◆ EXCERPTED RECORDS
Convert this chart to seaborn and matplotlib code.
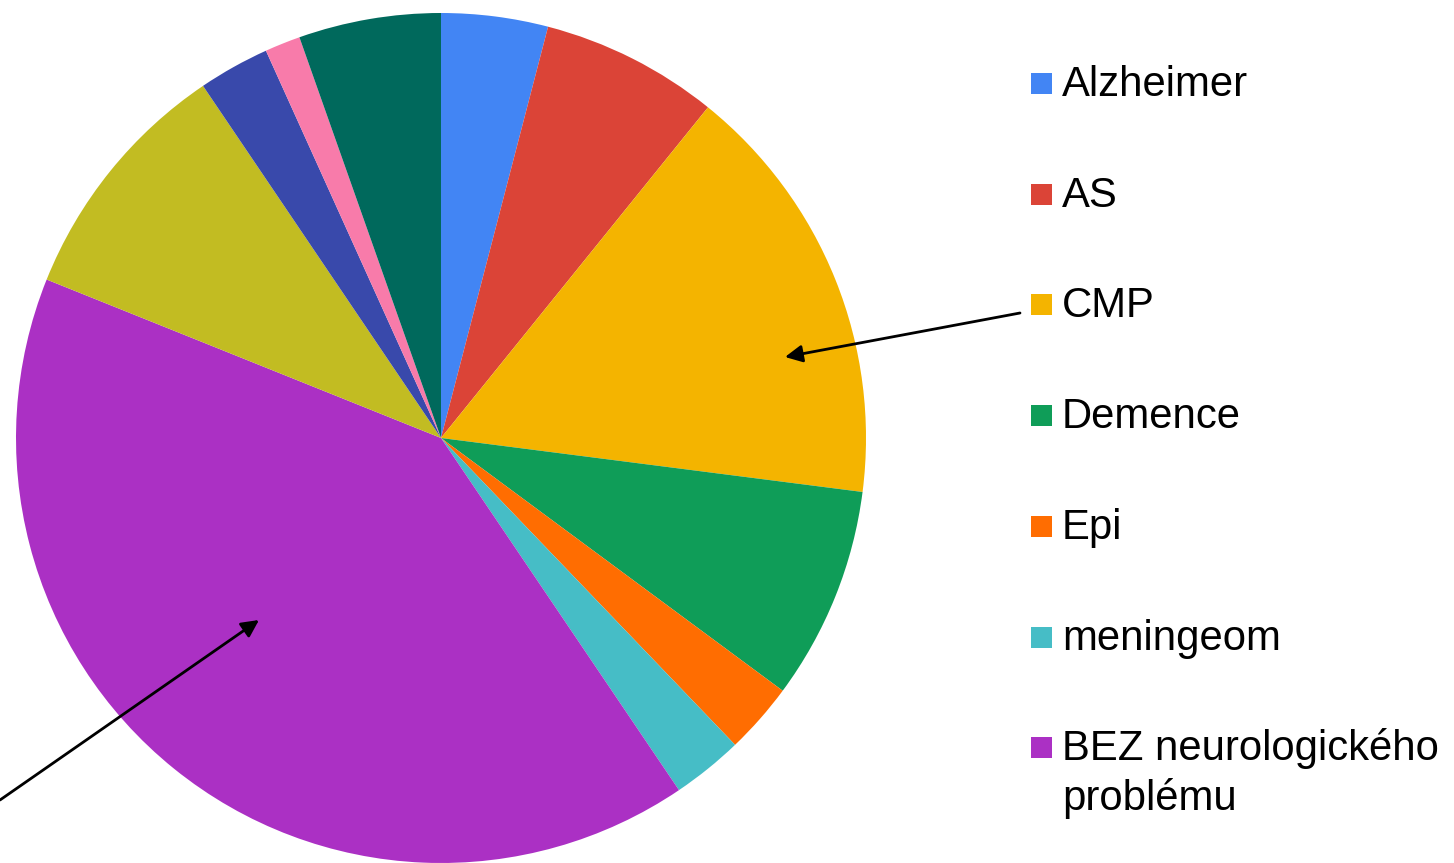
import matplotlib
matplotlib.use("Agg")
import matplotlib.pyplot as plt
from matplotlib.patches import Rectangle
from matplotlib.transforms import IdentityTransform
import seaborn as sns

# slice data, clockwise from 12 o'clock
labels = ["Alzheimer", "AS", "CMP", "Demence", "Epi", "meningeom",
          "BEZ neurologického\nproblému", "Parkinson", "RS", "CMP + Demence", "jiné"]
counts = [3, 5, 12, 6, 2, 2, 30, 7, 2, 1, 4]
colors = ["#4285F4", "#DB4437", "#F4B400", "#0F9D58", "#FF6D01", "#46BDC6",
          "#AB30C4", "#C2BC22", "#3949AB", "#F87BAA", "#00695C"]
n_legend = 7  # only the first seven fit in the visible legend

sns.set_theme(style="white")
plt.rcParams["font.family"] = ["Liberation Sans", "DejaVu Sans"]

W, H = 1454, 863
fig = plt.figure(figsize=(W / 100, H / 100), dpi=100)

# pie centre at (441, 438) px from top, radius 425 px
cx, cy, r = 441, H - 438, 425
ax = fig.add_axes([(cx - r) / W, (cy - r) / H, 2 * r / W, 2 * r / H])
wedges, _ = ax.pie(counts, colors=sns.color_palette(colors), startangle=90,
                   counterclock=False, radius=1,
                   wedgeprops=dict(linewidth=0, antialiased=True))
ax.set_xlim(-1, 1)
ax.set_ylim(-1, 1)
ax.set_aspect("equal")
ax.axis("off")

# legend drawn by hand so the two-line entry keeps its square on the first line
base0, step = 96, 110.7   # baseline of first row (px from top), row pitch
for i in range(n_legend):
    base = H - (base0 + i * step)
    fig.patches.append(Rectangle((1031, base + 2), 21, 21, transform=IdentityTransform(),
                                 facecolor=wedges[i].get_facecolor(), edgecolor="none",
                                 figure=fig))
    for j, line in enumerate(labels[i].split("\n")):
        fig.text(1062 / W, (base - j * 50) / H, line, fontsize=30.2,
                 color="black", ha="left", va="baseline")

# callout arrows
arrow = dict(arrowstyle="-|>", color="black", lw=2, mutation_scale=26,
             shrinkA=0, shrinkB=0)
ax.annotate("", xy=(785, H - 357), xycoords="figure pixels",
            xytext=(1020, H - 313), textcoords="figure pixels", arrowprops=arrow)
ax.annotate("", xy=(259, H - 620), xycoords="figure pixels",
            xytext=(0, H - 800), textcoords="figure pixels", arrowprops=arrow)

fig.savefig("out.png", dpi=100, facecolor="white")
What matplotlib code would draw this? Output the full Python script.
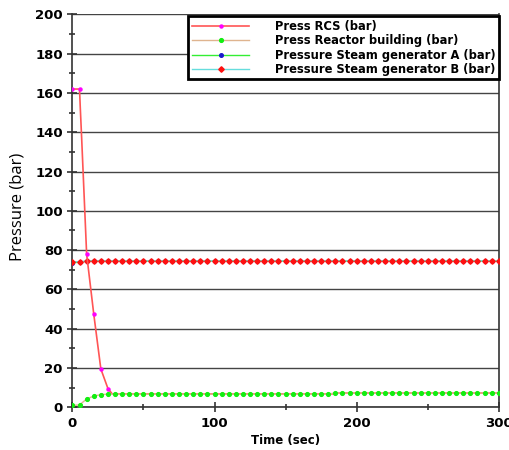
import numpy as np
import matplotlib
matplotlib.use('Agg')
import matplotlib.pyplot as plt
from matplotlib.ticker import MultipleLocator

# time grid of the sampled points (sec)
time = np.arange(0, 305, 5)

# Press RCS: line points, markers only on the first few samples
rcs_t = [0, 5, 5.5, 6.5, 10, 15, 20, 25, 28, 60, 120, 183, 186, 300]
rcs_p = [162, 162, 153, 137, 78, 47.5, 19.5, 9.5, 6.8, 6.8, 6.8, 6.8, 7.3, 7.3]
rcs_marks = [0, 1, 4, 5, 6, 7]

# Press Reactor building (bar)
building = [0.9, 1.2, 4.2, 5.7, 6.4, 6.7, 6.7, 6.7, 6.7, 6.7,
            6.7, 6.7, 6.7, 6.7, 6.7, 6.7, 6.7, 6.7, 6.7, 6.7,
            6.7, 6.7, 6.7, 6.7, 6.7, 6.7, 6.7, 6.7, 6.7, 6.7,
            6.7, 6.7, 6.7, 6.7, 6.7, 6.7, 6.7, 7.3, 7.3, 7.3,
            7.3, 7.3, 7.3, 7.3, 7.3, 7.3, 7.3, 7.3, 7.3, 7.3,
            7.3, 7.3, 7.3, 7.3, 7.3, 7.3, 7.3, 7.3, 7.3, 7.3, 7.3]

# Pressure Steam generator A (bar)
sg_a = [73.5, 73.9, 74.3, 74.4, 74.4, 74.4, 74.4, 74.4, 74.4, 74.4,
        74.4, 74.4, 74.4, 74.4, 74.4, 74.4, 74.4, 74.4, 74.4, 74.4,
        74.4, 74.4, 74.4, 74.4, 74.4, 74.4, 74.4, 74.4, 74.4, 74.4,
        74.4, 74.4, 74.4, 74.4, 74.4, 74.4, 74.4, 74.4, 74.4, 74.4,
        74.4, 74.4, 74.4, 74.4, 74.4, 74.4, 74.4, 74.4, 74.4, 74.4,
        74.4, 74.4, 74.4, 74.4, 74.4, 74.4, 74.4, 74.4, 74.4, 74.4, 74.4]

# Pressure Steam generator B (bar)
sg_b = [74.2, 73.9, 74.5, 74.5, 74.5, 74.5, 74.5, 74.5, 74.5, 74.5,
        74.5, 74.5, 74.5, 74.5, 74.5, 74.5, 74.5, 74.5, 74.5, 74.5,
        74.5, 74.5, 74.5, 74.5, 74.5, 74.5, 74.5, 74.5, 74.5, 74.5,
        74.5, 74.5, 74.5, 74.5, 74.5, 74.5, 74.5, 74.5, 74.5, 74.5,
        74.5, 74.5, 74.5, 74.5, 74.5, 74.5, 74.5, 74.5, 74.5, 74.5,
        74.5, 74.5, 74.5, 74.5, 74.5, 74.5, 74.5, 74.5, 74.5, 74.5, 74.5]

fig = plt.figure(figsize=(5.1, 4.5), dpi=100)
ax = fig.add_axes([0.142, 0.095, 0.836, 0.873])

ax.plot(time, sg_a, color='#33ee33', lw=1, marker='o', ms=2.6,
        mfc='#1a1acc', mec='#1a1acc', label='Pressure Steam generator A (bar)', zorder=3)
ax.plot(time, sg_b, color='#66dddd', lw=1, marker='D', ms=2.8,
        mfc='#ff1010', mec='#ff1010', label='Pressure Steam generator B (bar)', zorder=4)
ax.plot(time, building, color='#dfb48f', lw=1, marker='o', ms=2.7,
        mfc='#11ee11', mec='#11ee11', label='Press Reactor building (bar)', zorder=5)
ax.plot(rcs_t, rcs_p, color='#ff5555', lw=1.2, marker='o', ms=2.2,
        mfc='#ff00ff', mec='#ff00ff', markevery=rcs_marks, label='Press RCS (bar)', zorder=4.5)

ax.set_xlim(0, 300)
ax.set_ylim(0, 200)
ax.xaxis.set_major_locator(MultipleLocator(100))
ax.xaxis.set_minor_locator(MultipleLocator(50))
ax.yaxis.set_major_locator(MultipleLocator(20))
ax.yaxis.set_minor_locator(MultipleLocator(10))
ax.grid(axis='y', which='major', color='#444444', lw=1)
ax.set_axisbelow(True)

for s in ['left', 'bottom', 'right']:
    ax.spines[s].set_color('#333333')
    ax.spines[s].set_linewidth(1.2)
ax.spines['top'].set_visible(False)

ax.tick_params(which='both', direction='inout', color='#333333', width=1.2)
ax.tick_params(which='major', length=7)
ax.tick_params(which='minor', length=5)
for lab in ax.get_xticklabels() + ax.get_yticklabels():
    lab.set_fontweight('bold')
    lab.set_fontsize(9.5)

ax.set_xlabel('Time (sec)', fontsize=8.5, fontweight='bold', labelpad=3)
fig.text(0.035, 0.54, 'Pressure (bar)', rotation=90, ha='center', va='center',
         fontsize=12, family='Open Sans')

h, l = ax.get_legend_handles_labels()
order = [3, 2, 0, 1]
leg = ax.legend([h[i] for i in order], [l[i] for i in order],
                loc='upper right', bbox_to_anchor=(1.0, 0.995), numpoints=1,
                prop={'weight': 'bold', 'size': 8.3}, fancybox=False,
                framealpha=1, edgecolor='black', handlelength=5.0,
                borderpad=0.3, labelspacing=0.12, handletextpad=2.2,
                borderaxespad=0)
leg.get_frame().set_linewidth(2)
for lh in leg.get_lines():
    lh.set_markevery([1])

fig.savefig('out.png', dpi=100)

◆ WHAT THE EXERCISE ASKS
Reproduce the data above word for word from its first line through the line that holds "fig = plt.figure(figsize=(W", both ends included; skip pictures.

◆ ANSWER TO THIS TASK
Convert this chart to seaborn and matplotlib code.
import matplotlib
matplotlib.use("Agg")
import matplotlib.pyplot as plt
from matplotlib.patches import Rectangle
from matplotlib.transforms import IdentityTransform
import seaborn as sns

# slice data, clockwise from 12 o'clock
labels = ["Alzheimer", "AS", "CMP", "Demence", "Epi", "meningeom",
          "BEZ neurologického\nproblému", "Parkinson", "RS", "CMP + Demence", "jiné"]
counts = [3, 5, 12, 6, 2, 2, 30, 7, 2, 1, 4]
colors = ["#4285F4", "#DB4437", "#F4B400", "#0F9D58", "#FF6D01", "#46BDC6",
          "#AB30C4", "#C2BC22", "#3949AB", "#F87BAA", "#00695C"]
n_legend = 7  # only the first seven fit in the visible legend

sns.set_theme(style="white")
plt.rcParams["font.family"] = ["Liberation Sans", "DejaVu Sans"]

W, H = 1454, 863
fig = plt.figure(figsize=(W / 100, H / 100), dpi=100)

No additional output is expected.